“Boo pants” /interj/ - an exclamation against the hegemony of pants. /n/ - The “pants” or other clothes you wear on your lower extremities when you have “boo pants” moments. Generally marked by an elastic waistband. “Boo pants” include lounge pants, pajama pants, shorts, skirts, kilts, lingerie, underwear, nudity, etc. This blog celebrates “boo pants” in all their glory.

Friday, May 14, 2010

From the Twitterverse

I don't know @blondediva11 in real life, but I follow her (I'm assuming her) on Twitter because she's very entertaining. For instance, she uses a cheeky picture of Marilyn Monroe (at least I think it's Marilyn though it's hard to tell in that little box) as her icon.

Then today she posted this:

"Stupid fashion gurus. I already know "What Not to Wear." They're called pants, people. Get with the program."

Yesterday, all my troubles were in my pants!!!!

While I write about the evil that is pants here, generally this blog is meant to throw a humorous light on the hegemony of pants, particularly in the workplace.

Yesterday, though, my pants couldn't have been more irritating if they'd be made from porcupine quills. I couldn't wait to be home and be rid of them.

Sometimes all a man wants is to lay on the couch in his underwear, watch TV, and eat Cheetos.

I didn't watch TV. I didn't eat Cheetos. But I did crash on the couch in my boxer briefs and let the AC wash over me.

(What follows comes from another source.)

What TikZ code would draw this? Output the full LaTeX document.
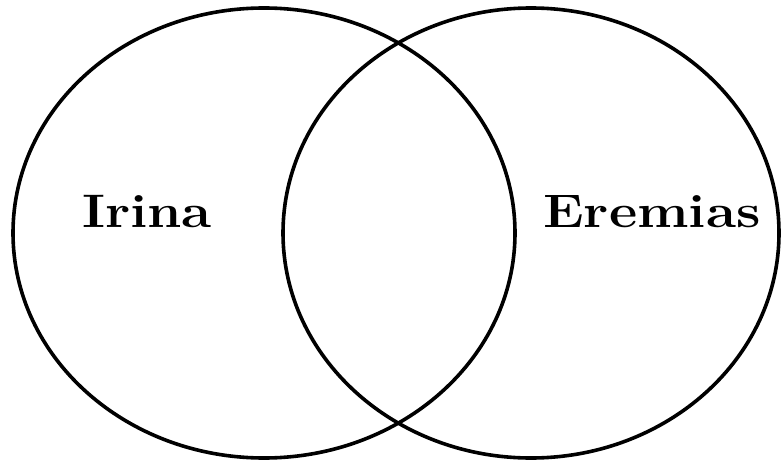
\documentclass[tikz,border=0pt]{standalone}
\usetikzlibrary{positioning}

\begin{document}
\begin{tikzpicture}[
        x=1pt, y=-1pt,
        set/.style={draw=black, line width=3.6pt},
        lbl/.style={anchor=base, xscale=1.17, font=\fontsize{47}{50}\selectfont\bfseries}]
      \useasboundingbox (0,0) rectangle (781,465);
      \draw[set] (264,233) ellipse [x radius=251pt, y radius=225pt];
      \draw[set] (531,233) ellipse [x radius=248pt, y radius=225pt];
      \node[lbl] (irina) at (147,227) {Irina};
      \node[lbl] (eremias) at (652,227) {Eremias};
    \end{tikzpicture}
\end{document}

Our cats looked on in terror.

Friday, May 7, 2010

With apologies to the Beatles

Yesterday, my wife came home (Hooray!). She travels a lot around the state for her job.

Anyway, she was driving along the highway when she saw something she said would have made me very happy.

A discarded pair of pants just left on (and in) the road.

I envision jeans or blue work pants. I like the contrast of the blue against the gray of the pavement.

Anyway, the fun part of this story is imagining how they got there. With the recent flooding, unfortunately, there are a number of possibilities, some quite sad.

However, I choose to think of someone casting them aside as they sped down the road in a convertible, with the top-down and wind flowing through their hair and whipping the pants legs around. A beautiful moment of audacious freedom from the hegemony of clothing!

Woohoo!

Thursday, May 6, 2010

One of the problems with Singapore

Reason #5892 not to move to Singapore:

You can't be naked in your own house:

http://www.omg-facts.com/view/Facts/2837

Wednesday, May 5, 2010

From our future ruler

There's a guy on Twitter who calls himself @CobraCommander, after the old 80's cartoon.

He posted this the other night to my great amusement:

Drunk. Hooded. Listening to ELO. No pants. Typical Friday evening.